Visual: silicon scales in time
Visual: the brain scales in space
7. The big synthesis
Logic gates explain how digital hardware can represent and transform information. But they do not by themselves explain why modern compute devices look so different. The reason is that architecture is the art of spending a finite transistor, wire, memory, area, and power budget on the bottlenecks that matter most for a given workload.
- If your world is branchy and unpredictable, build something CPU-like.
- If your world contains oceans of parallel arithmetic, build something GPU-like.
- If your workload is stable and valuable enough, build an ASIC.
- If your hotspot is narrow but important, add an accelerator.
- If dense matrix math dominates, shape the machine into TPU-like tensor dataflow.
- If you need hardware that can change after deployment, choose FPGA-style reconfigurability.
- If you need lifelong adaptation under brutal energy constraints, nature points toward something more brain-like.
So the shortest honest answer to the title question is this: chips work by arranging switches into logic, logic into stateful machines, and stateful machines into data-moving systems. And all the strange-looking compute architectures around us are really just different answers to the same design problem: what should be fixed, what should be flexible, what should be local, and what should be parallel?

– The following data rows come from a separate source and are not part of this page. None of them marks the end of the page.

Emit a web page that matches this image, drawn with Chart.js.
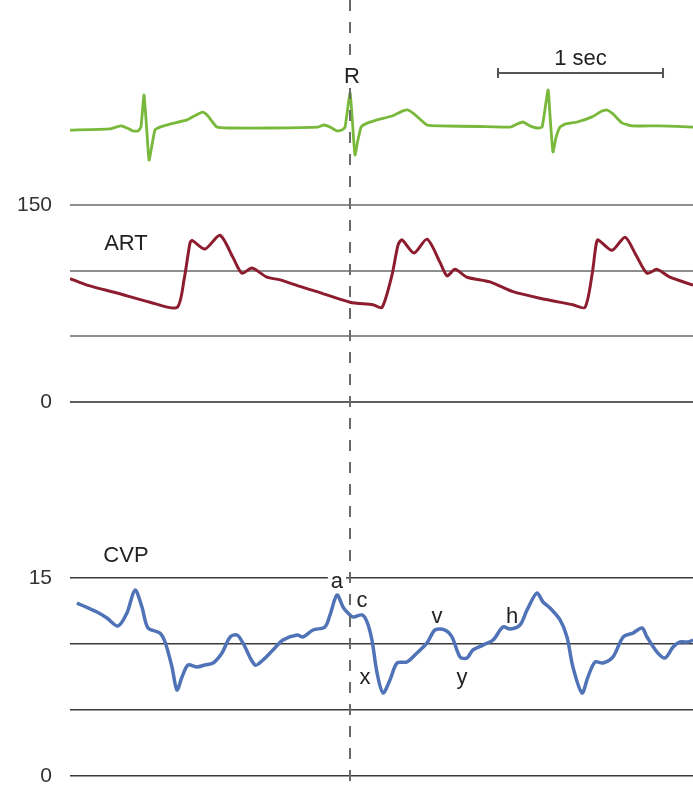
<!DOCTYPE html>
<html><head><meta charset="utf-8">
<script src="https://cdn.jsdelivr.net/npm/chart.js@4.4.1/dist/chart.umd.min.js"></script>
<style>html,body{margin:0;padding:0;background:#fff;}#wrap{width:693px;height:790px;position:relative;}</style>
</head><body><div id="wrap"><canvas id="c" width="693" height="790"></canvas></div>
<script>
// ---- data (time in seconds) ----
const ecgTime = [0,0.242,0.279,0.309,0.345,0.382,0.412,0.430,0.448,0.461,0.479,0.497,0.515,0.545,0.606,0.709,0.776,0.806,0.836,0.891,0.970,1.212,1.503,1.539,1.576,1.618,1.648,1.667,1.697,1.709,1.727,1.745,1.764,1.788,1.861,1.952,2.018,2.048,2.085,2.164,2.242,2.485,2.667,2.709,2.745,2.788,2.830,2.861,2.897,2.909,2.927,2.945,2.970,3.000,3.073,3.164,3.224,3.255,3.291,3.345,3.406,3.576,3.776];
const ecgMV = [-0.07,-0.03,0.03,0.07,0.0,-0.10,-0.10,0.03,1.10,0.27,-1.07,-0.57,-0.07,0.03,0.13,0.27,0.47,0.53,0.40,0.03,0.0,0.0,0.03,0.10,0.03,-0.10,-0.07,0.03,1.17,0.43,-0.90,-0.40,0.03,0.13,0.27,0.40,0.57,0.60,0.47,0.10,0.07,0.05,0.03,0.13,0.20,0.07,0.0,0.03,1.27,0.43,-0.80,-0.33,0.03,0.13,0.20,0.37,0.57,0.60,0.47,0.17,0.07,0.07,0.03];

const artTime = [0,0.103,0.285,0.485,0.648,0.691,0.727,0.739,0.818,0.909,0.988,1.042,1.103,1.194,1.273,1.394,1.497,1.697,1.836,1.891,1.952,1.988,2.012,2.085,2.164,2.242,2.285,2.333,2.406,2.545,2.685,2.848,3.048,3.121,3.164,3.188,3.200,3.285,3.364,3.430,3.497,3.558,3.636,3.776];
const artMmHg = [94,89,83,76,72,93,121,123,116.5,127,110,98,102,95,93,88,84,76,74,72,97,119.5,123.5,113.5,124,106.5,96,101,95,91.5,84,79,74,72,97,119.5,123.5,115.5,125.5,112,98,101,95,89];

const cvpTime = [0.042,0.109,0.164,0.224,0.291,0.345,0.394,0.436,0.473,0.545,0.576,0.618,0.648,0.679,0.715,0.770,0.818,0.867,0.921,0.970,1.012,1.048,1.121,1.170,1.230,1.291,1.376,1.412,1.473,1.545,1.576,1.618,1.655,1.679,1.715,1.770,1.800,1.830,1.861,1.897,1.939,1.982,2.042,2.103,2.164,2.212,2.273,2.315,2.364,2.406,2.442,2.503,2.564,2.624,2.667,2.727,2.770,2.830,2.867,2.909,2.970,3.012,3.048,3.103,3.139,3.182,3.230,3.291,3.352,3.412,3.467,3.497,3.558,3.606,3.655,3.697,3.745,3.776];
const cvpMmHg = [13.1,12.73,12.42,11.97,11.36,12.35,14.09,12.8,11.21,10.83,10.15,8.26,6.52,7.5,8.41,8.26,8.41,8.56,9.32,10.53,10.68,10.08,8.41,8.79,9.55,10.3,10.68,10.53,11.06,11.29,12.2,13.71,12.8,12.42,12.05,12.2,11.67,10.3,7.8,6.29,7.27,8.56,8.64,9.32,10.08,11.06,11.06,10.53,9.02,8.94,9.55,9.92,10.3,11.29,11.14,11.44,12.58,13.86,13.18,12.73,11.82,10.53,8.26,6.29,7.5,8.64,8.56,9.02,10.53,10.83,11.21,10.53,9.39,8.94,9.77,10.15,10.15,10.3];

const artTicks = [0, 50, 100, 150];
const artTickLabels = ['0', '', '', '150'];
const cvpTicks = [0, 5, 10, 15];
const cvpTickLabels = ['0', '', '', '15'];

// ---- layout helpers (panel geometry) ----
const H = 790, SPLIT = 480;
function fitRange(vTop, pTop, vBot, pBot, boxTop, boxBot) {
  const k = (pBot - pTop) / (vTop - vBot);
  return { max: vTop + (pTop - boxTop) / k, min: vBot - (boxBot - pBot) / k };
}
const ecgR = fitRange(1, 98, 0, 128, 0, H);
const artR = fitRange(150, 205, 0, 402, 0, SPLIT);
const cvpR = fitRange(15, 578, 0, 776, SPLIT, H);
const FONT = '"Liberation Sans", Arial, sans-serif';

const pts = (t, v) => t.map((x, i) => ({ x: x, y: v[i] }));

function fixAxis(w) {
  return function (axis) {
    axis.width = w;
    axis.paddingTop = 0; axis.paddingBottom = 0; axis.paddingLeft = 0; axis.paddingRight = 0;
  };
}

const overlay = {
  id: 'overlay',
  afterDatasetsDraw(chart) {
    const ctx = chart.ctx;
    const xs = chart.scales.x, ye = chart.scales.yE, ya = chart.scales.yA, yc = chart.scales.yC;
    ctx.save();
    // dashed R line
    const tR = 1.697;
    const xR = xs.getPixelForValue(tR);
    ctx.strokeStyle = '#6a6a6a';
    ctx.lineWidth = 2;
    ctx.setLineDash([11, 11]);
    ctx.beginPath();
    ctx.moveTo(xR, 0);
    ctx.lineTo(xR, 782);
    ctx.stroke();
    ctx.setLineDash([]);

    function txt(s, px, py, size, bg) {
      ctx.font = size + 'px ' + FONT;
      ctx.textAlign = 'center';
      ctx.textBaseline = 'alphabetic';
      if (bg) {
        const w = ctx.measureText(s).width;
        ctx.fillStyle = '#fff';
        ctx.fillRect(px - w / 2 - 3, py - size * 0.8, w + 6, size * 0.95);
      }
      ctx.fillStyle = '#222';
      ctx.fillText(s, px, py);
    }
    // R label
    txt('R', xs.getPixelForValue(1.709), ye.getPixelForValue(1.5), 22, true);
    // 1 sec scale bar
    const t0 = 2.594;
    const xa = xs.getPixelForValue(t0), xb = xs.getPixelForValue(t0 + 1);
    const yb = ye.getPixelForValue(1.83);
    ctx.strokeStyle = '#555';
    ctx.lineWidth = 2;
    ctx.beginPath();
    ctx.moveTo(xa, yb); ctx.lineTo(xb, yb);
    ctx.moveTo(xa, yb - 5); ctx.lineTo(xa, yb + 5);
    ctx.moveTo(xb, yb - 5); ctx.lineTo(xb, yb + 5);
    ctx.stroke();
    txt('1 sec', (xa + xb) / 2, ye.getPixelForValue(2.1), 22, false);
    // panel titles
    txt('ART', xs.getPixelForValue(0.339), ya.getPixelForValue(115.7), 22, false);
    txt('CVP', xs.getPixelForValue(0.339), yc.getPixelForValue(16.2), 22, false);
    // CVP wave labels
    txt('a', xs.getPixelForValue(1.618), yc.getPixelForValue(14.24), 22, true);
    txt('c', xs.getPixelForValue(1.770), yc.getPixelForValue(12.8), 22, false);
    txt('v', xs.getPixelForValue(2.224), yc.getPixelForValue(11.6), 22, false);
    txt('h', xs.getPixelForValue(2.679), yc.getPixelForValue(11.6), 22, false);
    txt('x', xs.getPixelForValue(1.788), yc.getPixelForValue(6.95), 22, false);
    txt('y', xs.getPixelForValue(2.376), yc.getPixelForValue(6.95), 22, false);
    ctx.restore();
  }
};

new Chart(document.getElementById('c'), {
  type: 'line',
  data: {
    datasets: [
      { label: 'ECG', data: pts(ecgTime, ecgMV), yAxisID: 'yE', borderColor: '#78b83a', borderWidth: 2.8, pointRadius: 0, tension: 0.15 },
      { label: 'ART', data: pts(artTime, artMmHg), yAxisID: 'yA', borderColor: '#8c1c2e', borderWidth: 3, pointRadius: 0, tension: 0.25 },
      { label: 'CVP', data: pts(cvpTime, cvpMmHg), yAxisID: 'yC', borderColor: '#4f73b6', borderWidth: 3.5, pointRadius: 0, tension: 0.3 }
    ]
  },
  options: {
    responsive: false,
    animation: false,
    devicePixelRatio: 1,
    layout: { padding: 0 },
    plugins: { legend: { display: false }, tooltip: { enabled: false } },
    scales: {
      x: { type: 'linear', min: 0, max: 623 / 165, display: false },
      yE: { type: 'linear', min: ecgR.min, max: ecgR.max, display: false },
      yA: {
        type: 'linear', position: 'left', stack: 'panels', stackWeight: SPLIT, weight: 2,
        min: artR.min, max: artR.max,
        afterBuildTicks: (a) => { a.ticks = artTicks.map(v => ({ value: v })); },
        afterFit: fixAxis(70),
        border: { display: false },
        grid: { drawTicks: false, lineWidth: 2, color: (c) => (c.tick && c.tick.value === 0 ? '#5e5e5e' : '#8e8e8e') },
        ticks: { padding: 18, color: '#333', font: { family: FONT, size: 21 }, autoSkip: false,
          callback: (v) => { const i = artTicks.indexOf(v); return i >= 0 ? artTickLabels[i] : ''; } }
      },
      yC: {
        type: 'linear', position: 'left', stack: 'panels', stackWeight: H - SPLIT, weight: 1,
        min: cvpR.min, max: cvpR.max,
        afterBuildTicks: (a) => { a.ticks = cvpTicks.map(v => ({ value: v })); },
        afterFit: fixAxis(70),
        border: { display: false },
        grid: { drawTicks: false, lineWidth: 1.5, color: '#3a3a3a' },
        ticks: { padding: 18, color: '#333', font: { family: FONT, size: 21 }, autoSkip: false,
          callback: (v) => { const i = cvpTicks.indexOf(v); return i >= 0 ? cvpTickLabels[i] : ''; } }
      }
    }
  },
  plugins: [overlay]
});
</script></body></html>
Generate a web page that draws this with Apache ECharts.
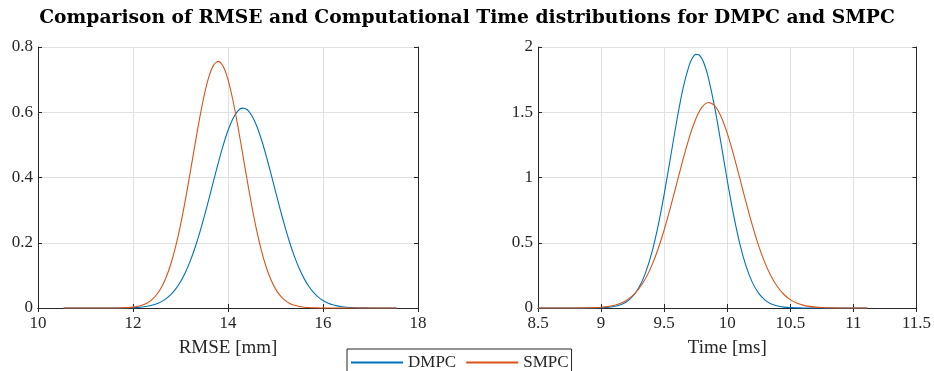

8. A compact mental model to keep
| Level | Question to ask | What matters most |
|---|---|---|
| Transistor | Can I control current reliably? | Noise margins, switching behavior |
| Gate | Can I express a Boolean rule? | Truth tables, composition |
| Sequential block | Can I remember and update state? | Clocks, latches, registers |
| Core | Can I keep useful work in flight? | Scheduling, control, locality |
| Chip | Can I feed compute fast enough? | Memory hierarchy, interconnect, thermals |
| Architecture | What bottleneck am I built around? | Workload structure and energy budget |
If you remember only one thing, remember this: hardware categories are not arbitrary brand labels. They are physical opinions about which kind of work deserves the most silicon.